Rearrange characters so no two adjacent chars are same. Return any valid arrangement or "".
Input: s="aab" → Output: "aba"
Input: s="aaab" → Output: "" (impossible)
Use a max-heap. Always pick the most frequent character that is different from the previous one.
- Count character frequencies
- Use max-heap (by frequency)
- Each step: poll most frequent (not same as last placed)

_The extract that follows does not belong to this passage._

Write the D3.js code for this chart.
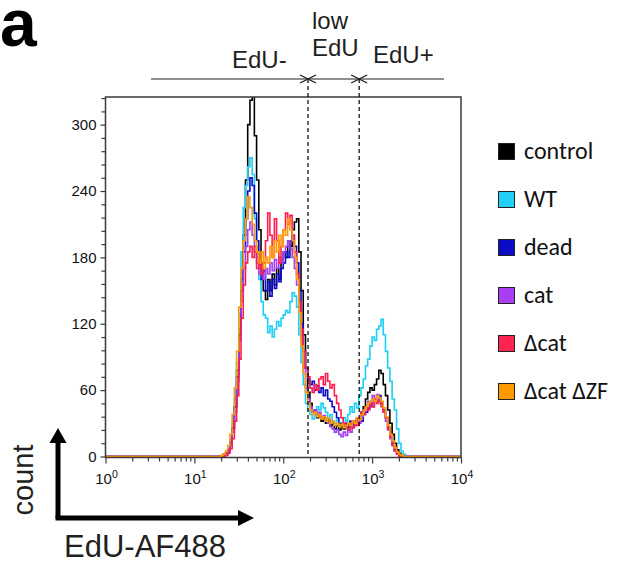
<!DOCTYPE html>
<html><head><meta charset="utf-8">
<script src="https://cdn.jsdelivr.net/npm/d3@7"></script>
<style>body{margin:0;background:#fff}svg{display:block}</style>
</head><body><svg id="c" width="625" height="566"></svg>
<script>
// ---------- data ----------
const seriesNames  = ["control", "WT", "dead", "cat", "Δcat", "Δcat ΔZF"];
const lineColors   = ["#000000", "#1ccff5", "#0a0ac8", "#a23ef6", "#ff1c4c", "#ff9a00"];
const legendColors = ["#000000", "#22d0f7", "#0c0cc8", "#a93ff5", "#ff2452", "#ff9900"];
// histogram bins: log10(EdU) from 1.30, width 0.025 decade
const binStartLog = 1.30;
const binWidthLog = 0.025;
const control = [0,1,2,5,12,26,45,78,115,160, 200,250,300,322,335,290,250,205,175,150,
  142,160,150,165,155,170,160,175,185,180, 195,190,205,212,215,185,150,110,80,58,
  48,40,42,35,38,32,35,30,33,28, 30,25,28,24,27,25,28,26,30,28,
  32,35,33,40,45,52,58,62,60,65, 70,78,75,65,55,42,30,20,12,6, 3,1,0,0,0,0,0];
const wt = [0,1,3,7,15,30,52,85,130,185, 225,245,262,270,255,215,180,160,140,128,
  125,112,118,108,115,122,118,125,128,132, 130,140,148,145,135,110,85,65,48,42,
  38,34,38,45,42,48,44,40,35,38, 32,30,33,28,30,35,32,38,45,40,
  48,44,55,62,70,82,88,100,108,105, 115,118,124,110,95,80,68,52,42,25, 12,5,2,0,0,0,0];
const dead = [0,2,3,6,13,25,45,72,110,150, 185,215,240,252,245,220,195,175,160,168,
  150,158,145,160,152,165,158,170,175,185, 180,195,200,190,175,150,120,95,80,70,
  65,68,60,64,58,62,55,60,52,50, 45,40,35,30,28,26,30,27,32,28,
  30,33,35,32,38,40,44,48,45,52, 50,55,48,42,35,26,18,12,6,3, 1,0,0,0,0,0,0];
const cat = [0,1,2,4,10,22,40,68,105,140, 170,190,205,212,200,185,175,165,172,160,
  170,165,175,168,178,170,180,175,185,190, 195,188,180,170,155,135,105,80,62,52,
  45,40,42,38,40,35,37,32,30,27, 25,22,24,20,18,22,19,24,22,26,
  28,32,30,36,42,45,50,48,55,52, 56,50,47,40,32,24,16,10,5,3, 1,0,0,0,0,0,0];
const dcat = [0,0,1,3,7,16,32,55,88,125, 155,175,185,190,180,190,170,180,165,175,
  195,220,200,180,215,195,175,190,205,220, 210,218,200,185,165,140,115,95,80,72,
  62,58,65,60,70,72,65,75,68,62, 65,55,48,42,35,30,28,24,30,26,
  32,28,35,40,38,45,42,48,45,52, 48,50,45,40,35,25,18,10,5,2, 0,0,0,0,0,0,0];
const dcatdzf = [1,2,5,10,20,38,62,95,135,170, 195,215,235,225,210,195,185,175,185,170,
  180,175,190,180,195,185,200,190,205,200, 215,205,195,180,160,130,100,75,58,48,
  42,38,40,36,38,34,36,32,35,30, 32,28,30,27,29,26,28,30,28,32,
  30,35,33,38,42,45,48,50,52,50, 55,53,50,44,36,28,20,14,8,4, 2,1,0,0,0,0,0];
const seriesValues = [control, wt, dead, cat, dcat, dcatdzf];
const yTicks = [0, 60, 120, 180, 240, 300];
const yMinorStep = 12;
const xTickExps = [0, 1, 2, 3, 4];
const gates = [190, 715];

// ---------- layout ----------
const svg = d3.select("#c");
const L = 105.5, R = 461, T = 97, B = 457.5;
const x = d3.scaleLog().domain([1, 1e4]).range([L, R]);
const y = d3.scaleLinear().domain([0, 325]).range([456.5, T]);
const txt = "#231f20";

// "a"
svg.append("text").attr("x", 0).attr("y", 46).attr("font-family", "Liberation Sans, Arial, sans-serif")
  .attr("font-weight", "bold").attr("font-size", 66).attr("fill", "#000").text("a");

// clip
svg.append("defs").append("clipPath").attr("id", "clip")
  .append("rect").attr("x", L).attr("y", T).attr("width", R - L).attr("height", B - T);

// series lines
const line = d3.line().x(d => x(d[0])).y(d => y(d[1])).curve(d3.curveStepAfter);
const g = svg.append("g").attr("clip-path", "url(#clip)");
seriesValues.forEach((vals, si) => {
  const pts = [[1, 0]];
  vals.forEach((v, i) => pts.push([Math.pow(10, binStartLog + binWidthLog * i), v]));
  pts.push([Math.pow(10, binStartLog + binWidthLog * vals.length), 0]);
  pts.push([1e4, 0]);
  g.append("path").attr("d", line(pts)).attr("fill", "none")
    .attr("stroke", lineColors[si]).attr("stroke-width", 1.6).attr("stroke-linejoin", "miter");
});

// frame
svg.append("rect").attr("x", L).attr("y", T).attr("width", R - L).attr("height", B - T)
  .attr("fill", "none").attr("stroke", "#3a3a3a").attr("stroke-width", 1.5);

// y axis
const yMinor = d3.range(0, 325, yMinorStep).filter(v => !yTicks.includes(v));
const yAxMinor = svg.append("g").attr("transform", `translate(${L},0)`)
  .call(d3.axisLeft(y).tickValues(yMinor).tickSize(4).tickFormat(""));
const yAx = svg.append("g").attr("transform", `translate(${L},0)`)
  .call(d3.axisLeft(y).tickValues(yTicks).tickSize(5).tickPadding(4));
[yAx, yAxMinor].forEach(a => {
  a.select(".domain").remove();
  a.selectAll("line").attr("stroke", "#3a3a3a").attr("stroke-width", 1.2);
});
yAx.selectAll("text").attr("font-family", "Liberation Sans, Arial, sans-serif")
  .attr("font-size", 15).attr("fill", "#111");

// x axis
const xMinor = [];
xTickExps.slice(0, -1).forEach(e => { for (let k = 2; k <= 9; k++) xMinor.push(k * Math.pow(10, e)); });
const xAxMinor = svg.append("g").attr("transform", `translate(0,${B})`)
  .call(d3.axisBottom(x).tickValues(xMinor).tickSize(4).tickFormat(""));
const xAx = svg.append("g").attr("transform", `translate(0,${B})`)
  .call(d3.axisBottom(x).tickValues(xTickExps.map(e => Math.pow(10, e))).tickSize(6).tickFormat(""));
[xAx, xAxMinor].forEach(a => {
  a.select(".domain").remove();
  a.selectAll("line").attr("stroke", "#3a3a3a").attr("stroke-width", 1.2);
});
xTickExps.forEach(e => {
  const t = svg.append("text").attr("x", x(Math.pow(10, e)) + 1).attr("y", 484)
    .attr("text-anchor", "middle").attr("font-family", "Liberation Sans, Arial, sans-serif")
    .attr("font-size", 15).attr("fill", "#111");
  t.append("tspan").text("10");
  t.append("tspan").attr("dy", -6).attr("font-size", 10.5).text(e);
});

// gates
const ay = 79;
svg.append("line").attr("x1", 151).attr("x2", 444).attr("y1", ay).attr("y2", ay)
  .attr("stroke", txt).attr("stroke-width", 1.1);
gates.forEach(gv => {
  const gx = x(gv);
  svg.append("line").attr("x1", gx).attr("x2", gx).attr("y1", ay).attr("y2", 457)
    .attr("stroke", "#000").attr("stroke-width", 1.2).attr("stroke-dasharray", "4,3");
  svg.append("path").attr("d", `M${gx - 8},${ay - 4}L${gx},${ay}L${gx - 8},${ay + 4}`)
    .attr("fill", "none").attr("stroke", txt).attr("stroke-width", 1.3);
  svg.append("path").attr("d", `M${gx + 8},${ay - 4}L${gx},${ay}L${gx + 8},${ay + 4}`)
    .attr("fill", "none").attr("stroke", txt).attr("stroke-width", 1.3);
});
const gateText = [["EdU-", 232, 68], ["low", 312, 29], ["EdU", 312, 56], ["EdU+", 373, 63]];
gateText.forEach(([s, tx, ty]) => svg.append("text").attr("x", tx).attr("y", ty)
  .attr("font-family", "Liberation Sans, Arial, sans-serif").attr("font-size", 24)
  .attr("fill", txt).text(s));

// legend
seriesNames.forEach((n, i) => {
  const ly = 143 + i * 48;
  svg.append("rect").attr("x", 498.5).attr("y", ly + 0.5).attr("width", 16).attr("height", 16)
    .attr("fill", legendColors[i]).attr("stroke", "#222").attr("stroke-width", 1);
  svg.append("text").attr("x", 524).attr("y", ly + 16).attr("font-family", "Carlito, Lato, sans-serif")
    .attr("font-size", 24).attr("fill", "#111").text(n);
});

// big axis arrows
svg.append("path").attr("d", "M58,518V442").attr("stroke", "#000").attr("stroke-width", 5).attr("fill", "none");
svg.append("path").attr("d", "M49.5,443L58,428L66.5,443Z").attr("fill", "#000");
svg.append("path").attr("d", "M55.5,518H240").attr("stroke", "#000").attr("stroke-width", 5).attr("fill", "none");
svg.append("path").attr("d", "M238,510L254,518L238,526Z").attr("fill", "#000");
svg.append("text").attr("transform", "translate(33,480) rotate(-90)").attr("text-anchor", "middle")
  .attr("font-family", "Liberation Sans, Arial, sans-serif").attr("font-size", 29).attr("fill", txt).text("count");
svg.append("text").attr("x", 64).attr("y", 557)
  .attr("font-family", "Liberation Sans, Arial, sans-serif").attr("font-size", 31).attr("fill", txt).text("EdU-AF488");
</script></body></html>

- If only one type left and it equals last, impossible
- Append character and offer back with decremented count
public String reorganizeString(String s) {
int[] freq = new int[26];
for (char c : s.toCharArray()) freq[c - 'a']++;
PriorityQueue<int[]> pq = new PriorityQueue<>((a, b) -> b[1] - a[1]);
for (int i = 0; i < 26; i++) if (freq[i] > 0) pq.offer(new int[]{i, freq[i]});
StringBuilder sb = new StringBuilder();
while (pq.size() >= 2) {
int[] a = pq.poll(), b = pq.poll();
sb.append((char)('a' + a[0]));
sb.append((char)('a' + b[0]));
if (--a[1] > 0) pq.offer(a);
if (--b[1] > 0) pq.offer(b);
}
if (!pq.isEmpty()) {
int[] last = pq.poll();
if (last[1] > 1) return "";
sb.append((char)('a' + last[0]));
}
return sb.toString();
}
- Time Complexity: O(n log k)
- Space Complexity: O(k)